You can read the CRS report here:


Unless Congressional Republicans want to acquiesce to Lowell’s demands for a public hearing, there is only one more avenue for their investigation without going through the DOJ or the courts. The third option is a long dormant power of the Legislative Branch, is known as inherent contempt power.

Throughout American history, Congress routinely used its own power granted by the Constitution to enforce legislative subpoenas and prevent obstruction of their initiatives. According to CRS, the inherent contempt power permits each house to arrest and detain an individual who is found to be be obstructing Constitutionally defined duties and responsibilities of the legislature, as the Supreme Court ruled in Marshall v. Gordon (1917).

The inherent contempt powers of Congress were last used in 1934 when the Senate arrested lawyer William MacCracken Jr., a former Assistant Secretary of Commerce, who was cited to appear before Congress. The Supreme Court upheld Congress’ expansive power when MacCracken challenged his arrest and detention.

As of today, the inherent contempt power remains a rarely used but powerful tool in the hands of Congress to compel testimony.

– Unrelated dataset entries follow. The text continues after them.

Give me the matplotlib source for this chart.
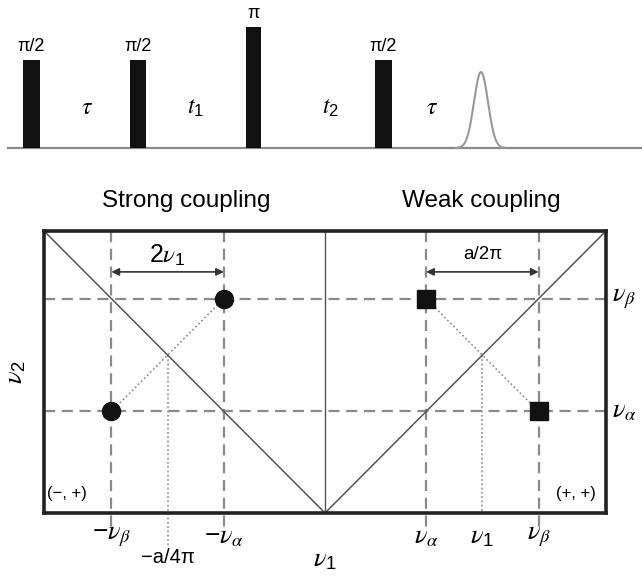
import numpy as np
import matplotlib
matplotlib.use("Agg")
import matplotlib.pyplot as plt

plt.rcParams["font.family"] = ["Liberation Sans", "DejaVu Sans"]
plt.rcParams["mathtext.fontset"] = "custom"
plt.rcParams["mathtext.rm"] = "Liberation Sans"
plt.rcParams["mathtext.it"] = "STIXGeneral:italic"

# ---------------------------------------------------------------------------
# Pulse sequence
# ---------------------------------------------------------------------------
pulse_t = [31, 138, 253.5, 383.5]           # pulse centres (time axis units)
pulse_w = [17, 16, 15, 17]                  # pulse lengths
pulse_h = [88, 88, 121, 88]                 # amplitude ~ flip angle
pulse_lbl = ["π/2", "π/2", "π", "π/2"]
delay_t = [87, 195, 330, 432]
delay_lbl = [r"$\tau$", r"$t_1$", r"$t_2$", r"$\tau$"]
echo_t0, echo_amp, echo_sig = 481, 76, 7.0

# ---------------------------------------------------------------------------
# 2D spectrum (nu1 horizontal, nu2 vertical, unit box)
# ---------------------------------------------------------------------------
nu_a = 0.36
nu_b = 0.76
strong_x = [-nu_a, -nu_b]
strong_y = [nu_b, nu_a]
weak_x = [nu_a, nu_b]
weak_y = [nu_b, nu_a]

GREY = "#8a8a8a"
DARK = "#333333"

fig = plt.figure(figsize=(6.42, 5.76), dpi=100, facecolor="white")

# ── Top: pulse sequence ───────────────────────────────────────────────────
ax_p = fig.add_axes([0, 1 - 160 / 576, 1, 160 / 576])
ax_p.set_xlim(0, 642)
ax_p.set_ylim(-12, 148)
ax_p.axis("off")

ax_p.plot([8, 642], [0, 0], color=GREY, lw=1.6, zorder=1)
ax_p.bar(pulse_t, pulse_h, width=pulse_w, color="#111111", zorder=2)
for t, h, lbl in zip(pulse_t, pulse_h, pulse_lbl):
    ax_p.text(t, h + 5, lbl, ha="center", va="bottom", fontsize=13)
for t, lbl in zip(delay_t, delay_lbl):
    ax_p.text(t, 40, lbl, ha="center", va="center", fontsize=17)

te = np.linspace(echo_t0 - 25, echo_t0 + 25, 200)
ax_p.plot(te, echo_amp * np.exp(-0.5 * ((te - echo_t0) / echo_sig) ** 2),
          color="#999999", lw=1.5, zorder=2)

# ── Bottom: correlation map ───────────────────────────────────────────────
ax = fig.add_axes([44 / 642, 1 - 513 / 576, 562 / 642, 282 / 576])
ax.set_xlim(-1, 1)
ax.set_ylim(0, 1)
ax.set_xticks([])
ax.set_yticks([])
for sp in ax.spines.values():
    sp.set_linewidth(2.6)
    sp.set_color("#222222")

# diagonals and centre line
ax.plot([-1, 0, 1], [1, 0, 1], color="#555555", lw=1.1, zorder=2)
ax.plot([0, 0], [0, 1], color="#555555", lw=1.0, zorder=2)

dash = dict(color=GREY, lw=1.6, dashes=(5, 3), zorder=1)
for yv in (nu_a, nu_b):
    ax.plot([-1, 1], [yv, yv], **dash)
for xv in (-nu_b, -nu_a, nu_a, nu_b):
    ax.plot([xv, xv], [1, -0.05], clip_on=False, **dash)

dot = dict(color=GREY, lw=1.1, dashes=(1.2, 1.6), zorder=1)
ax.plot(strong_x, strong_y, **dot)
ax.plot(weak_x, weak_y, **dot)
mid_s = -(nu_a + nu_b) / 2
mid_w = (nu_a + nu_b) / 2
ax.plot([mid_s, mid_s], [-mid_s, -0.125], clip_on=False, **dot)
ax.plot([mid_w, mid_w], [mid_w, 0], **dot)

ax.plot(strong_x, strong_y, "o", ms=13, color="#111111", zorder=4)
ax.plot(weak_x, weak_y, "s", ms=13, color="#111111", zorder=4)

# splittings
arrow = dict(arrowstyle="<|-|>", color=DARK, lw=1.2, mutation_scale=11,
             shrinkA=0, shrinkB=0)
ax.annotate("", xy=(-nu_b, 0.855), xytext=(-nu_a, 0.855), arrowprops=arrow)
ax.annotate("", xy=(nu_a, 0.855), xytext=(nu_b, 0.855), arrowprops=arrow)
ax.text(mid_s, 0.915, r"$2\nu_1$", ha="center", va="center", fontsize=18)
ax.text(mid_w, 0.915, "a/2π", ha="center", va="center", fontsize=13.5)

# axis labels
NU = 19
tick_y = -0.085
ax.text(-nu_b, tick_y, r"$-\nu_\beta$", ha="center", va="center", fontsize=NU)
ax.text(-nu_a, tick_y, r"$-\nu_\alpha$", ha="center", va="center", fontsize=NU)
ax.text(nu_a, tick_y, r"$\nu_\alpha$", ha="center", va="center", fontsize=NU)
ax.text(mid_w, tick_y, r"$\nu_1$", ha="center", va="center", fontsize=NU)
ax.text(nu_b, tick_y, r"$\nu_\beta$", ha="center", va="center", fontsize=NU)
ax.text(mid_s, -0.157, "−a/4π", ha="center", va="center", fontsize=14.5)
ax.text(0, -0.165, r"$\nu_1$", ha="center", va="center", fontsize=NU)
ax.text(1.065, nu_b, r"$\nu_\beta$", ha="center", va="center", fontsize=NU)
ax.text(1.065, nu_a, r"$\nu_\alpha$", ha="center", va="center", fontsize=NU)
ax.text(-1.10, 0.50, r"$\nu_2$", ha="center", va="center", fontsize=NU,
        rotation=90)

ax.text(-0.99, 0.07, "(−, +)", ha="left", va="center", fontsize=12)
ax.text(0.965, 0.07, "(+, +)", ha="right", va="center", fontsize=12)

ax.text(-0.495, 1.105, "Strong coupling", ha="center", va="center",
        fontsize=17.5)
ax.text(0.556, 1.105, "Weak coupling", ha="center", va="center",
        fontsize=17.5)

fig.savefig("out.png", dpi=100, facecolor="white")
plt.close(fig)
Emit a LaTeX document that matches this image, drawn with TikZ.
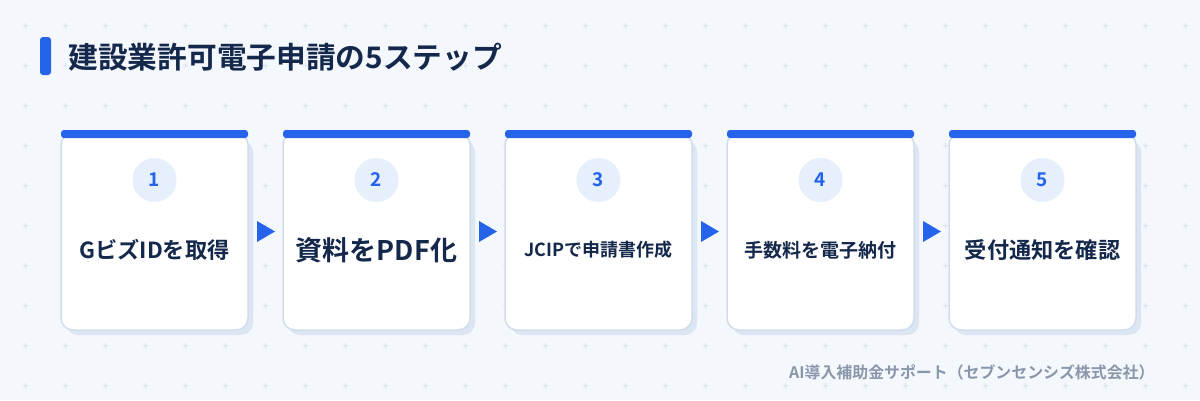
\documentclass[tikz,border=0pt]{standalone}
\usepackage{fontspec}
\setmainfont{Noto Sans CJK JP}[BoldFont={Noto Sans CJK JP Bold}]
\begin{document}
\definecolor{bg}{HTML}{F4F7FC}
\definecolor{grid}{HTML}{DCE3EF}
\definecolor{blue}{HTML}{2563EB}
\definecolor{navy}{HTML}{14284B}
\definecolor{bord}{HTML}{D2DDEC}
\definecolor{shad}{HTML}{DCE5F2}
\definecolor{circ}{HTML}{E6EFFC}
\definecolor{foot}{HTML}{8A97AB}
\begin{tikzpicture}[x=1pt,y=-1pt,
  card/.style={draw=bord,line width=1.5pt,fill=white,rounded corners=12pt},
  num/.style={circle,fill=circ,minimum size=44pt,inner sep=0pt,text=blue,font=\bfseries\fontsize{19}{19}\selectfont},
  lab/.style={text=navy,font=\bfseries},
  arr/.style={fill=blue}]
\fill[bg] (0,0) rectangle (1200,400);
\useasboundingbox (0,0) rectangle (1200,400);
\foreach \i in {0,...,29}{\foreach \j in {0,...,9}{
  \draw[grid,line width=0.8pt] (25+40*\i-2.5,25+40*\j)--++(5,0) (25+40*\i,25+40*\j-2.5)--++(0,5);}}
\fill[blue,rounded corners=3pt] (40,37) rectangle (51,75);
\node[anchor=west,text=navy,font=\bfseries\fontsize{29.7}{30}\selectfont] (title) at (65,57) {建設業許可電子申請の5ステップ};
\foreach \k/\t/\s in {1/GビズIDを取得/22.2,2/資料をPDF化/27,3/JCIPで申請書作成/18,4/手数料を電子納付/19,5/受付通知を確認/22.2}{
  \pgfmathsetmacro\xx{61+222*(\k-1)}
  \fill[shad,rounded corners=12pt] (\xx+5,140) rectangle (\xx+192,335);
  \draw[card] (\xx,133) rectangle (\xx+187,330);
  \fill[blue,rounded corners=3pt] (\xx,130) rectangle (\xx+187,138);
  \node[num] (n\k) at (\xx+93.5,180) {\k};
  \node[lab,font=\bfseries\fontsize{\s}{\s}\selectfont] (l\k) at (\xx+93.5,250) {\t};
}
\foreach \k in {1,...,4}{
  \pgfmathsetmacro\ax{257+222*(\k-1)}
  \fill[arr] (\ax,221) -- (\ax+18,231.5) -- (\ax,242) -- cycle;
}
\node[anchor=east,text=foot,font=\bfseries\fontsize{15.9}{16}\selectfont] (ft) at (1158,372) {AI導入補助金サポート（セブンセンシズ株式会社）};
\end{tikzpicture}
\end{document}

Former Republican Representative Jason Chaffetz—who was involved in many Oversight investigations into the Obama Administration first as a member and then as Chairman—told Just the News Tuesday that House investigators should hold to their plan if the Oversight Committee and Hunter Biden’s attorney remain opposed on the format of the testimony or Biden refuses to appear.

“Comer should hang tight and do what he wants to do, when he wants to do it,” Chaffetz said. “It’s the proper order and way that I would do it,” he explained. “Democrats had no problem doing it this way when they were in charge,” he said, referring to the norm of holding a closed doors, transcribed interview before a public testimony.

The problem comes when a witness refuses to comply with a subpoena, a situation where enforcement is put in the hands of the Department of Justice, potentially undermining the investigation if the DOJ cites prosecutorial discretion to avoid prosecuting the younger Biden for possible contempt, Chaffetz said.

As for the inherent contempt powers, Chaffetz said “They could [use it], but they do not have the political will to do it.”

In response to Lowell’s demand that Hunter Biden be given a public hearing instead of starting with a closed door testimony, Chaffetz highlighted an apparent double standard. “I would argue, too, that the Democrats set the standard,” Chaffetz said of Congressional investigations involving presidential family members. “They dragged Trump’s family in front of Congress and had nothing. It is more common than not to do a deposition before a public hearing. That is normal course and at the discretion of the Chairman,” Chaffetz explained.

“The public hearing can come after. They brought Donald Trump Jr. out there, hour after hour, for a meeting he had with someone that he didn’t know,” Chaffetz recalled, referring to the former President’s eldest son’s previous testimony before a Senate committee over his President Trump’s alleged Russia connections. The Mueller report eventually concluded that there was no “Russian collusion.”

Hunter Biden’s lawyer, who wrote to the committee on Tuesday, explained why he was requesting a public hearing for his client. “We have seen you use closed-door sessions to manipulate, even distort the facts and misinform the public,” Lowell wrote. “We therefore propose opening the door. If, as you claim, your efforts are important and involve issues that Americans should know about, then let the light shine on these proceedings,” he continued.

You can read Lowell’s letter to the committee below:


Abbe Lowell, lawyer for Hunter Biden, did not respond to a request for comment from Just the News.

Chairman Comer responded shortly after the letter was received, emphasizing that Hunter Biden should be expected to follow the same rules as any other witness. The Oversight Chairman did not respond to a request for comment from Just the News.

“Hunter Biden is trying to play by his own rules instead of following the rules required of everyone else. That won’t stand with House Republicans,” Comer said in his statement posted to X. “Our lawfully issued subpoena to Hunter Biden requires him to appear for a deposition on December 13,” he continued.

“We expect full cooperation with our subpoena for a deposition but also agree that Hunter Biden should have opportunity to testify in a public setting at a future date,” Comer said.